With respect to heterogeneity in variances of the random parameter, during the early morning on Tuesday, the no injury likelihood decreased by 0.8% for 2014–2015 G2 two-vehicle freeway rear-end crashes. Likewise, under rainy weather conditions, spring increased the severe injury likelihood by 0.1% in 2016–2017 G2 two-vehicle freeway rear-end crashes. In G25 models, when it comes to passenger cars the rainy weather increased the no injury likelihood by 8.6% in 2018–2019 multi-vehicle freeway rear-end crashes. In the case of speeding behaviors, the evening tended to increase the minor injury likelihood by 0.2% in 2014–2015 G25 two-vehicle freeway rear-end crashes.

Overall, the interactions of these variables suggested a higher risk of speeding indicator in the early morning, evening time, and rainy weather conditions.

7. Conclusions

To examine transferability and heterogeneity for crash type (two-vehicle versus multi-vehicle freeway rear-end crashes) and spatiotemporal stability of determinants affecting the injury severity, this study modeled the data of crashes in Beijing-Shanghai Freeway (G2) and Changchun-Shenzhen Freeway (G25) over 2014–2019. Accommodating the heterogeneity in the means and variances, the random parameters logit model was proposed to estimate three potential crash injury severity outcomes (no injury, minor injury, and severe injury) and identify the determinants in terms of the driver, vehicle, roadway, environment, temporal, spatial, traffic, and crash characteristics. The likelihood ratio tests illustrated that the effects of factors varied significantly across crash type, time, and freeway. Significant variations were observed in the marginal effects of determinants between two-vehicle and multi-vehicle freeway rear-end crashes, and spatiotemporal instability was reported in several determinants, including truck and early morning. In addition, the heterogeneity in means and variances of random parameters, revealing the interactions of random parameters and other insignificant variables, suggested the higher risk of speeding indicator in the early morning, evening, and rainy weather conditions.

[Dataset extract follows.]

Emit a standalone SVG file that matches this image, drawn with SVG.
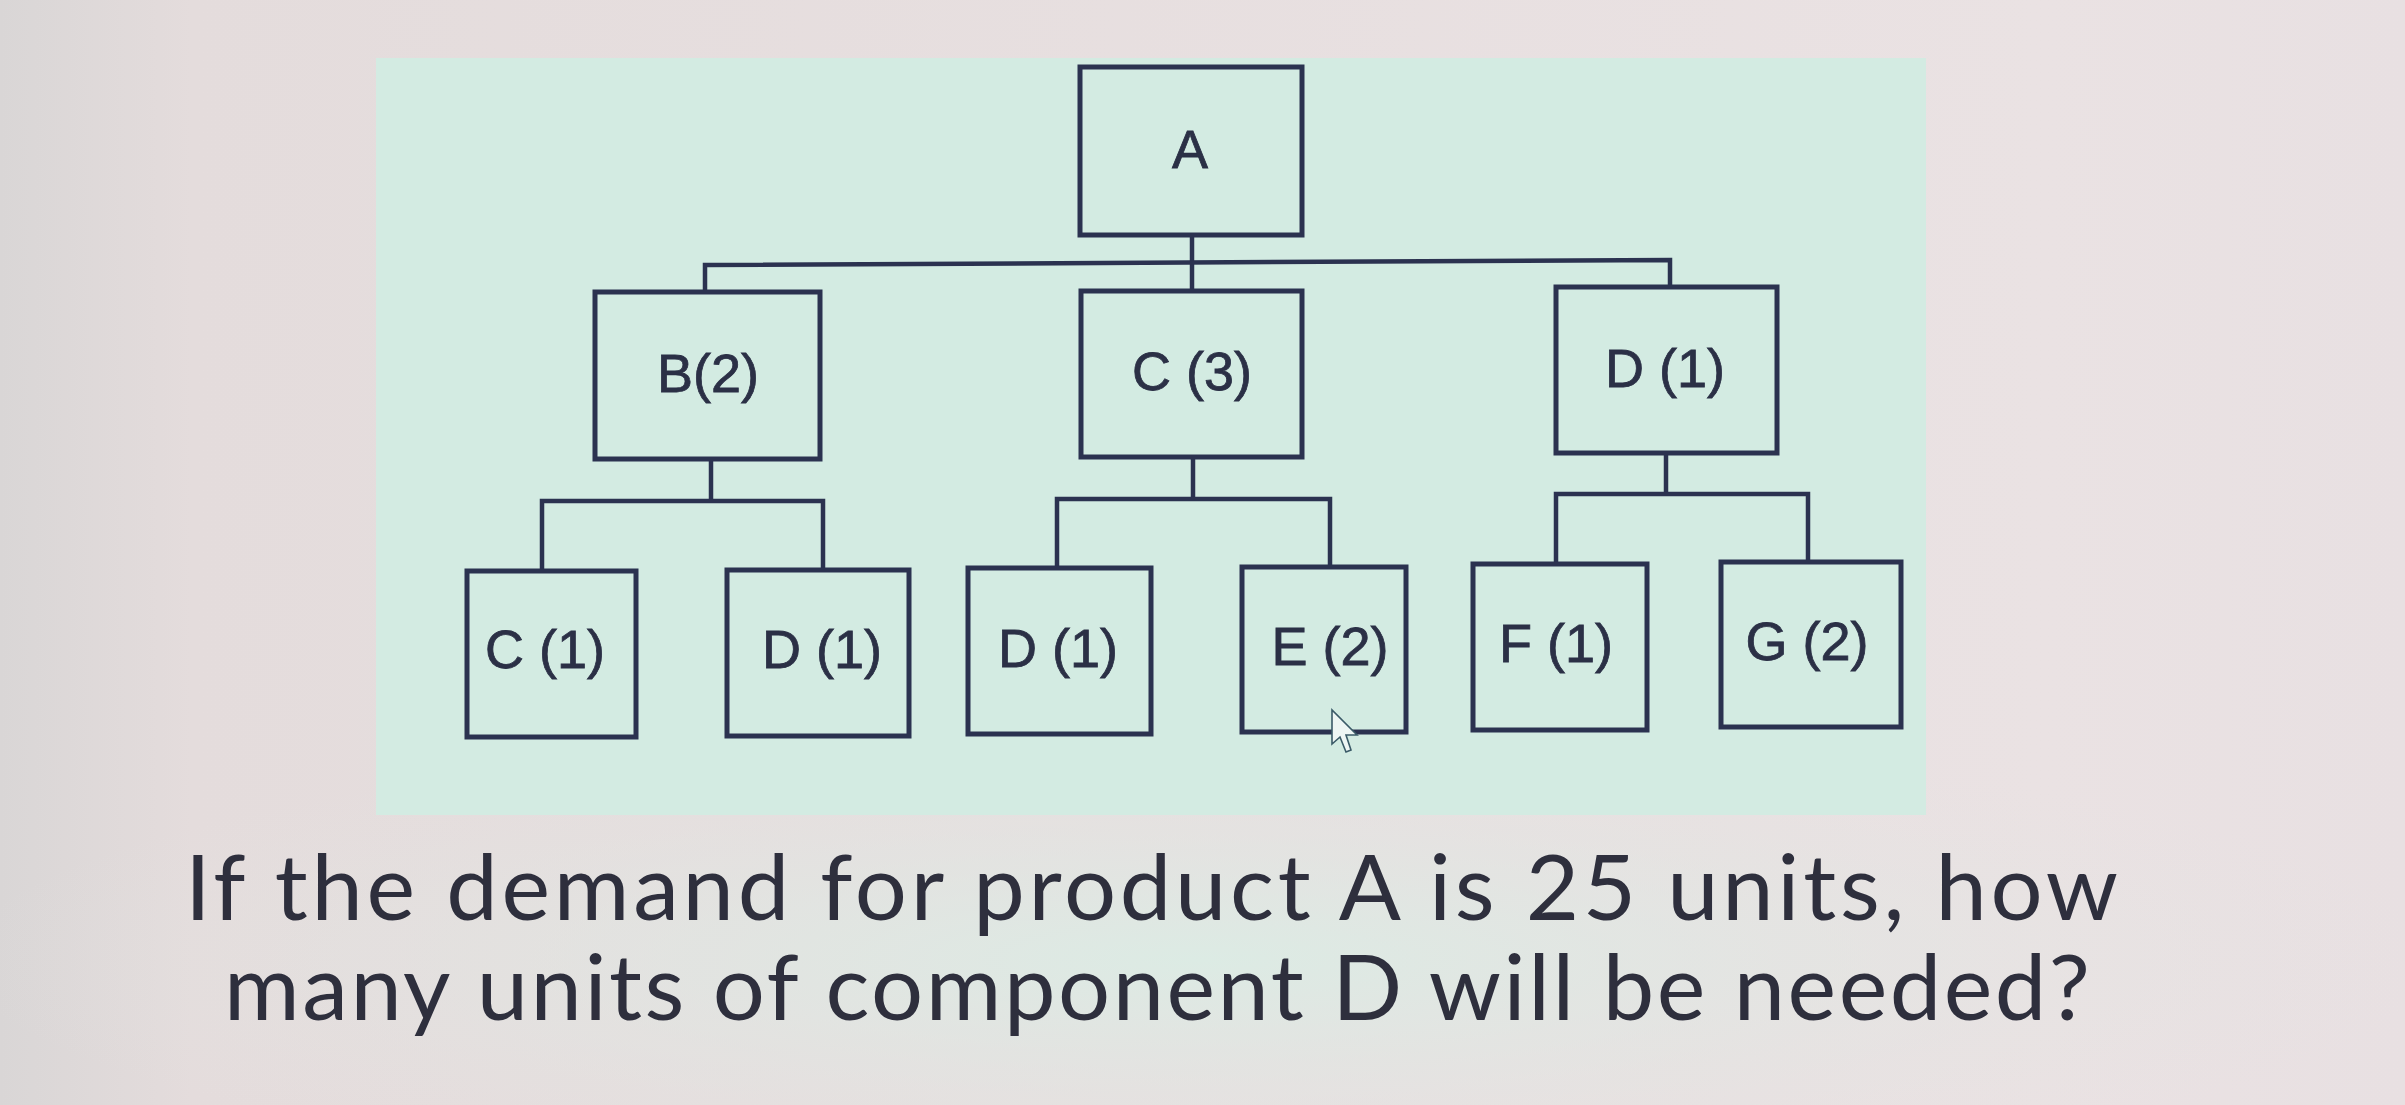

Certainly, the temporal and spatial instability have not been exactly explained in the recent research efforts. However, the importance of exploring the spatiotemporal instability of factors affecting the injury severity has been addressed in the current study, whereas biased and inaccurate estimated results and recommendations might suffer from ignoring the spatiotemporal instability. The current finding could help freeway designers, decision-makers, and management strategies to understand the contributing mechanisms of the factors to develop effective management strategies and measurements.

The current study still has some limitations. First, sociodemographic characteristics of drivers, actions of drivers, and other social attributes were not recorded in the datasets. Second, data from more freeways and for longer periods should be collected to explore more accurately estimated results and where the structural breaks are. Meanwhile, the general applicability of the model in this study would be verified. Third, more advanced statistical models should be developed to account for heterogeneity and yield more reliable results. Finally, the expansion projects will be reconstructed on the two freeways, which are supposed to be finished by 2023. It might be more evidential to explore the pre and after differences in the crash severities, which will be conducted in further research.